The queen of England has gone solar.

The panels may not be on Buckingham or Balmoral. But there's one on the tiny black purse of a six-inch queen figurine, and the power it generates makes Her Majesty's white-gloved hand wave.

This could be the best evidence yet that the technology is becoming better, cheaper, smaller, faster. More a part of our everyday world. If also, at times, a tad silly.

This year, solar gadgets have proliferated. And by "gadgets," we mean everything from kitschy gizmos to emergency equipment to snazzy charging devices that will keep your cell phone topped off - even by mere lamplight.

We may not have panels on our roofs yet - although New Jersey is No. 2 in the nation for that - but we all have panels in the small household calculators we started seeing more than a decade ago.

Then solar garden lights became popular.

Now, there are solar-powered wristwatches. Solar-powered speaker systems. The panel on a new Kindle cover powers both the device and a reading light. Logitech has a solar keyboard for Macs, iPads, and iPhones.

The toy industry is seeing a bit of solar flair. Panels power plenty of perky dancing flowers and scuttling insects, to be sure, but also a wealth of science kits, said the Toy Industry Association's Adrienne Arpell.

Solar kits for youngsters are sneaky - focusing on the fun. But older kids are so into this stuff that the industry coined a term - geek chic.

Outdoor retail co-op REI has seen a 100 percent growth in sales of solar devices over the last year.

The electronics charging market is, perhaps, where solar gadgets have made the most difference.

"All of us lead increasingly itinerant lives," said Steve Koenig, industry analyst for the Consumer Electronics Association. "It's a challenge to keep these devices charged up."

So instead of dashing around the airport in search of an outlet, just put a tiny set of panels in a window and keep on powering your device.

One guy with a ringside seat to all this is Rhone Resch, president and CEO of the Solar Energy Industries Association. He's got it all.

His cellphone cover has panels on the back that charge in ambient light.

It's just a trickle, sure, but his phone used to run out of juice by 1 p.m. Now, it goes all day.

He has a briefcase with panels on it.

With all our electronics these days, "we're tethered to the electrical outlet," he said. "These products are freedom."

At home, he keeps solar-powered flashlights on a sunny windowsill. When the power goes out, they're ready.

On cold days, Resch takes his kids outside to cook hot dogs in a solar cooker - a shiny, boxlike device that concentrates sunlight to produce heat.

Kids, he said, "understand that if you can take the sunlight that falls on Earth and turn it into power, that's a lot more exciting . . . than sticking a couple batteries in a toy."

Speaking of which, solar toys must be a requirement for anyone in the solar business.

They're all over the offices of Resch's colleagues. He even has a tiny turbine powered not by the breeze, but by a panel.

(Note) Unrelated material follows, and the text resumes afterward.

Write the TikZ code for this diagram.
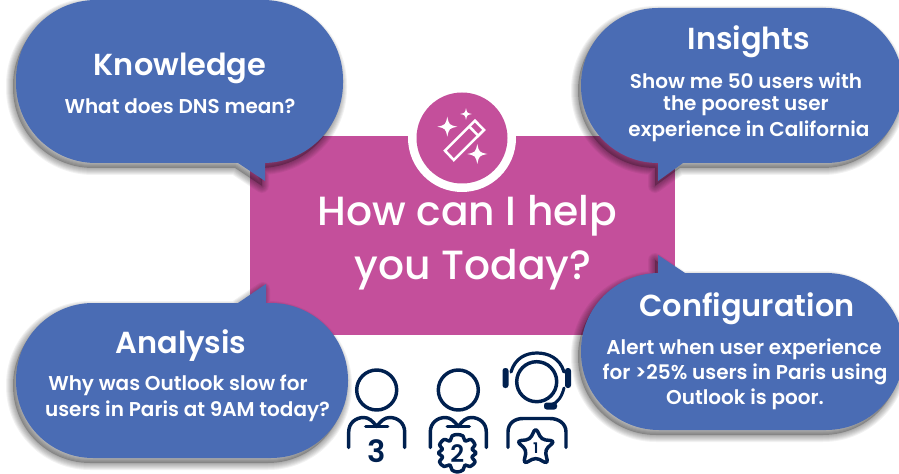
\documentclass[tikz,border=0pt]{standalone}
\usepackage{fontspec}
\setmainfont{Poppins}
\newfontfamily\medfont{Poppins Medium}
\newfontfamily\semifont{Poppins SemiBold}
\usetikzlibrary{calc}
\definecolor{bubblecol}{HTML}{4A6CB4}
\definecolor{pinkcol}{HTML}{C44F9B}
\definecolor{navycol}{HTML}{00204F}
\tikzset{x=0.75pt,y=-0.75pt,
  title/.style={text=white,font=\semifont\fontsize{22.8pt}{26pt}\selectfont,anchor=center,inner sep=0},
  body/.style={text=white,font=\semifont\fontsize{15pt}{16pt}\selectfont,anchor=center,inner sep=0},
  big/.style={text=white,font=\medfont\fontsize{30.6pt}{36pt}\selectfont,anchor=center,inner sep=0},
  icon/.style={draw=navycol,line width=2.6pt,line cap=round,line join=round,fill=none},
  wand/.style={draw=white,line width=1.9pt,line join=miter,fill=none},
  sparkle/.style={fill=white,draw=none}}
% x1 y1 x2 y2 r top-insert bottom-insert
\newcommand{\pill}[7]{(#1+#5,#2) #6 -- (#3-#5,#2)
  .. controls (#3-.4477*#5,#2) and (#3,#2+.4477*#5) .. (#3,#2+#5) -- (#3,#4-#5)
  .. controls (#3,#4-.4477*#5) and (#3-.4477*#5,#4) .. (#3-#5,#4) #7 -- (#1+#5,#4)
  .. controls (#1+.4477*#5,#4) and (#1,#4-.4477*#5) .. (#1,#4-#5) -- (#1,#2+#5)
  .. controls (#1,#2+.4477*#5) and (#1+.4477*#5,#2) .. (#1+#5,#2) -- cycle}
\newcommand{\softshadow}[1]{%
  \fill[black,opacity=0.22,shift={(-3,5)}] #1;
  \foreach \w in {2,4,...,14}{%
    \draw[black,draw opacity=0.05,line width=\w*0.75pt,line join=round,shift={(-3,5)}] #1;}}
\newcommand{\bubble}[1]{\softshadow{#1}\fill[bubblecol] #1;}
\newcommand{\spark}[3]{%
  \fill[sparkle] (#1,#2-#3) .. controls (#1+#3*.18,#2-#3*.18) .. (#1+#3,#2) .. controls (#1+#3*.18,#2+#3*.18) .. (#1,#2+#3) .. controls (#1-#3*.18,#2+#3*.18) .. (#1-#3,#2) .. controls (#1-#3*.18,#2-#3*.18) .. cycle;}
\newcommand{\shoulders}[1]{%
  \begin{scope}[shift={(#1,0)}]
  \draw[icon] (-28,447.5) -- (-28,432) .. controls (-28,423) and (-21,417.5) .. (-13,417.5) .. controls (-8,417.5) and (-4,421) .. (0,426.5) .. controls (4,421) and (8,417.5) .. (13,417.5) .. controls (21,417.5) and (28,423) .. (28,432) -- (28,447.5);
  \draw[icon] (-11,426.5) -- (11,426.5);
  \end{scope}}
\begin{document}
\begin{tikzpicture}
\useasboundingbox (0,0) rectangle (899,474);
\fill[white] (0,0) rectangle (899,474);
% centre panel
\fill[pinkcol] (250,136) rectangle (675,335);
\fill[white] (462,138) circle (54);
\fill[pinkcol] (462,138) circle (45.5);
% wand icon
\draw[wand] (445,150.7) -- (475,120.7) -- (484,130) -- (453.8,160) -- cycle;
\draw[wand] (469.3,126.5) -- (478.3,135.7);
\spark{447.3}{126.7}{10}
\spark{466}{114}{5.8}
\spark{477.3}{154}{10}
% bubbles
\bubble{\pill{16}{0}{343}{163}{80}{}{-- (265,163) -- (265,181) -- (238,163)}}
\bubble{\pill{581}{8}{903}{163}{77}{}{-- (683,163) -- (658,181) -- (658,163)}}
\bubble{\pill{581}{273}{904}{430}{78}{-- (658,273) -- (658,255) -- (685,273)}{}}
\bubble{\pill{16}{303}{348}{458}{77}{-- (238,303) -- (266,284) -- (266,303)}{}}
% texts
\node[title] (knowTitle) at (180,68) {Knowledge};
\node[body] (knowBody) at (180,106) {What does DNS mean?};
\node[title] (insTitle) at (749,42) {Insights};
\node[body] (insA) at (746,80.5) {Show me 50 users with};
\node[body] (insB) at (746,106) {the poorest user};
\node[body] (insC) at (749,131) {experience in California};
\node[title] (confTitle) at (747,309) {Configuration};
\node[body] (confA) at (744,349) {Alert when user experience};
\node[body] (confB) at (745,374) {for >25\% users in Paris using};
\node[body] (confC) at (745,399) {Outlook is poor.};
\node[title] (anaTitle) at (181,346) {Analysis};
\node[body] (anaA) at (178,385) {Why was Outlook slow for};
\node[body] (anaB) at (187.5,411) {users in Paris at 9AM today?};
\node[big] (helpA) at (467.5,216) {How can I help};
\node[big] (helpB) at (473,270) {you Today?};
% people icons
\draw[icon] (376.7,390) circle (20);
\shoulders{376.7}
\node[text=navycol,font=\semifont\fontsize{23pt}{24pt}\selectfont,inner sep=0] (three) at (376.7,451) {3};
\draw[icon] (458.3,390) circle (20);
\shoulders{458.3}
\draw[icon,fill=white,smooth cycle] plot[tension=0.55] coordinates {
 (457.3,434.5) (463,436) (465,441) (471,439.5) (475,445) (472,449) (476,453) (472,457)
 (475,462) (470,466.5) (465,465) (463,470) (457.3,472) (452,470) (450,465) (444,466.5)
 (439.5,462) (442.5,457) (438.5,453) (442.5,449) (439.5,445) (444,439.5) (450,441) (452,436)};
\node[text=navycol,font=\semifont\fontsize{18pt}{20pt}\selectfont,inner sep=0] (two) at (457.3,454) {2};
\draw[icon] (536.7,381.7) circle (20);
\draw[icon,line width=2.4pt] (511,372) .. controls (515,358) and (526,353) .. (537,353) .. controls (548,353) and (560,358) .. (564,372);
\fill[navycol,rounded corners=2] (502.5,368) rectangle (508.5,388);
\fill[navycol,rounded corners=2] (565,368) rectangle (571,388);
\draw[icon,line width=2.2pt] (564,388) .. controls (562,396) and (558,403) .. (551,405);
\fill[navycol,rounded corners=2] (544,402.5) rectangle (557,409.5);
\draw[icon] (508,447.5) -- (508,432) .. controls (508,423) and (515,418.5) .. (523,418.5) -- (550,418.5) .. controls (558,418.5) and (566,423) .. (566,432) -- (566,447.5);
\draw[icon,fill=white,rounded corners=3] (535.7,427.5) -- (541.5,439.5) -- (555,441) -- (545,450) -- (548,464) -- (535.7,457.5) -- (523.5,464) -- (526.5,450) -- (516.5,441) -- (530,439.5) -- cycle;
\node[text=navycol,font=\semifont\fontsize{11pt}{12pt}\selectfont,inner sep=0] (one) at (535.7,448) {1};
\end{tikzpicture}
\end{document}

Jason Baxter, a Drexel engineering professor who does solar cell research, has a solar-powered helicopter toy on his desk.

But really, will all this make a difference?

These devices "by no means represent the thrust" of a $15 billion industry, Resch said.

Still . . .

Solar cookers are sought after by humanitarian organizations for remote areas and refugee camps.

The U.S. Department of Energy's National Renewable Energy Laboratory is funding a project to take solar lanterns to villages in India.

For every solar-powered Sunnan desk light that Ikea customers buy, the company is sending one through UNICEF or Save the Children so kids in remote areas in India and Pakistan can read at night. The count is 600,000 so far.

And in a very real way, Resch said, the more solar we use, whether it's on buildings or toys, the more we can advance the technology.

A phone charger or a reading lamp, no matter how practical - or even a waving queen of England, no matter how silly - "might not put a dent in the world's energy problem," he said. "But if it raises awareness . . . you never know who you're going to inspire."